2020 has provided a unique opportunity for Law Firms, Legal Teams, and Professional Service businesses–and the software companies that supply them–to test their solutions under extreme duress and validate the true value of their years of digital transformation projects. What has been the result?

Well simply put, we receive daily messages of gratitude from our cloud IT customers, who were able to sleep well as 1000s of their colleagues were able to carry on their daily work on shared internet connections, at the same time as their families consumed their entire bandwidth with Netflix streaming. Cloud and engineering developments in the last 10 years have ensured that we were all better able than ever to keep calm and carry on working at home. This is not to say the experience of non-cloud customers has been bad, but undoubtedly additional measures would have been required for effective remote working.

As the first phase priority for most companies was “make it work”, now we see digital-focused firms say “how can we make remote working better, more efficient, more productive, more secure, more collaborative.”

Many of us are suffering from Teams/Zoom meeting fatigue which has resulted in pushing our real work into the early mornings and evenings. Firms need to start understanding their teams’ working patterns better and to find ways to better support them and drive out inefficiencies in completing tasks.

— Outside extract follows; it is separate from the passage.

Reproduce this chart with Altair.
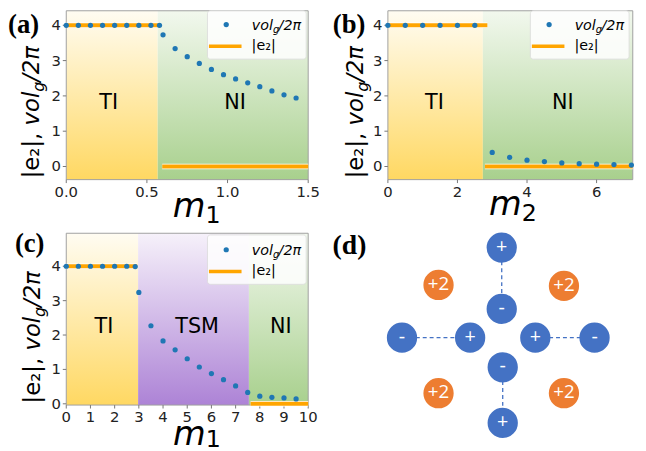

Recently iManage saw an opportunity to help clients overcome some of these inefficiencies through the acquisition of Closing Folders, a company that automates what is still often a highly manual and physical process of Closing Checklists, Signature Collation, and Closing Books. These processes often pose a big risk for many Legal teams. At the very least automating them means the lawyer will not need to work the weekend when the deal slips a week and hundreds of documents need to be updated with a new date! They can spend that time at the Zoom Quiz instead.

We still face an undefined amount time before normality resumes, when it does, will we have seen a revolution? I don’t believe so, but I do believe firms will hold greater value in digital transformation projects; not just to support business continuity, but in how Technology can solve key business objectives, regardless of where the workforce is based.